:: WHAT TO WORK ON ::
Leave out every picture, then transcribe the rest of the listing exactly.

:: SOURCE EXCERPT ::

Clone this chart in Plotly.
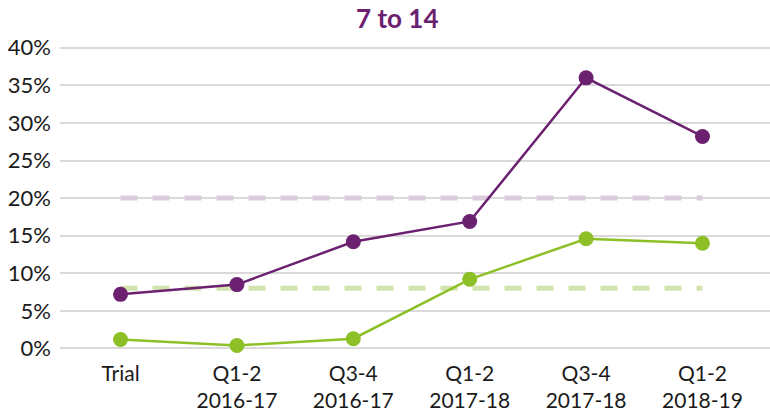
import plotly.graph_objects as go

categories = ["Trial", "Q1-2<br>2016-17", "Q3-4<br>2016-17", "Q1-2<br>2017-18", "Q3-4<br>2017-18", "Q1-2<br>2018-19"]
purple_values = [7.2, 8.5, 14.2, 16.9, 36.0, 28.2]
green_values = [1.2, 0.4, 1.3, 9.2, 14.6, 14.0]
purple_target = [20, 20, 20, 20, 20, 20]
green_target = [8, 8, 8, 8, 8, 8]
y_ticks = [0, 5, 10, 15, 20, 25, 30, 35, 40]
y_tick_labels = [f"{v}%" for v in y_ticks]

PURPLE = "#6b2170"
GREEN = "#8dbf27"
PURPLE_LIGHT = "#dccbdd"
GREEN_LIGHT = "#d3e3ae"

fig = go.Figure()
fig.add_trace(go.Scatter(x=categories, y=purple_target, mode="lines",
                         line=dict(color=PURPLE_LIGHT, width=5, dash="17px,15px"),
                         hoverinfo="skip", showlegend=False))
fig.add_trace(go.Scatter(x=categories, y=green_target, mode="lines",
                         line=dict(color=GREEN_LIGHT, width=5, dash="17px,15px"),
                         hoverinfo="skip", showlegend=False))
fig.add_trace(go.Scatter(x=categories, y=purple_values, mode="lines+markers",
                         line=dict(color=PURPLE, width=2.5),
                         marker=dict(color=PURPLE, size=15), showlegend=False))
fig.add_trace(go.Scatter(x=categories, y=green_values, mode="lines+markers",
                         line=dict(color=GREEN, width=2.5),
                         marker=dict(color=GREEN, size=15), showlegend=False))

fig.update_layout(
    width=770, height=411,
    margin=dict(l=60, r=0, t=44, b=55),
    paper_bgcolor="white", plot_bgcolor="white",
    font=dict(family="Lato", size=21, color="#1a1a1a"),
    title=dict(text="<b>7 to 14</b>", x=0.516, xanchor="center", y=0.955, yanchor="middle",
               font=dict(family="Lato", size=26, color=PURPLE)),
    xaxis=dict(type="category", range=[-0.52, 5.58], showgrid=False, zeroline=False,
               showline=False, ticks="", automargin=False, ticklabelstandoff=3,
               tickfont=dict(size=21)),
    yaxis=dict(range=[-1, 40.5], tickvals=y_ticks, ticktext=y_tick_labels,
               showgrid=True, gridcolor="#d9d9d9", gridwidth=1.5, zeroline=False,
               showline=False, ticks="", automargin=False, ticklabelstandoff=8,
               tickfont=dict(size=22)),
)

fig.write_html("out.html", config={"displayModeBar": False},
               post_script="document.body.style.margin='0';document.body.style.overflow='hidden';")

:: THE RESPONSE ::
Clone this chart in Plotly.
import plotly.graph_objects as go

categories = ["Trial", "Q1-2<br>2016-17", "Q3-4<br>2016-17", "Q1-2<br>2017-18", "Q3-4<br>2017-18", "Q1-2<br>2018-19"]
purple_values = [7.2, 8.5, 14.2, 16.9, 36.0, 28.2]
green_values = [1.2, 0.4, 1.3, 9.2, 14.6, 14.0]
purple_target = [20, 20, 20, 20, 20, 20]
green_target = [8, 8, 8, 8, 8, 8]
y_ticks = [0, 5, 10, 15, 20, 25, 30, 35, 40]
y_tick_labels = [f"{v}%" for v in y_ticks]

PURPLE = "#6b2170"
GREEN = "#8dbf27"
PURPLE_LIGHT = "#dccbdd"
GREEN_LIGHT = "#d3e3ae"

fig = go.Figure()
fig.add_trace(go.Scatter(x=categories, y=purple_target, mode="lines",
                         line=dict(color=PURPLE_LIGHT, width=5, dash="17px,15px"),
                         hoverinfo="skip", showlegend=False))
fig.add_trace(go.Scatter(x=categories, y=green_target, mode="lines",
                         line=dict(color=GREEN_LIGHT, width=5, dash="17px,15px"),
                         hoverinfo="skip", showlegend=False))
fig.add_trace(go.Scatter(x=categories, y=purple_values, mode="lines+markers",
                         line=dict(color=PURPLE, width=2.5),
                         marker=dict(color=PURPLE, size=15), showlegend=False))
fig.add_trace(go.Scatter(x=categories, y=green_values, mode="lines+markers",
                         line=dict(color=GREEN, width=2.5),
                         marker=dict(color=GREEN, size=15), showlegend=False))

fig.update_layout(
    width=770, height=411,
    margin=dict(l=60, r=0, t=44, b=55),
    paper_bgcolor="white", plot_bgcolor="white",
    font=dict(family="Lato", size=21, color="#1a1a1a"),
    title=dict(text="<b>7 to 14</b>", x=0.516, xanchor="center", y=0.955, yanchor="middle",
               font=dict(family="Lato", size=26, color=PURPLE)),
    xaxis=dict(type="category", range=[-0.52, 5.58], showgrid=False, zeroline=False,
               showline=False, ticks="", automargin=False, ticklabelstandoff=3,
               tickfont=dict(size=21)),
    yaxis=dict(range=[-1, 40.5], tickvals=y_ticks, ticktext=y_tick_labels,
               showgrid=True, gridcolor="#d9d9d9", gridwidth=1.5, zeroline=False,
               showline=False, ticks="", automargin=False, ticklabelstandoff=8,
               tickfont=dict(size=22)),
)

fig.write_html("out.html", config={"displayModeBar": False},
               post_script="document.body.style.margin='0';document.body.style.overflow='hidden';")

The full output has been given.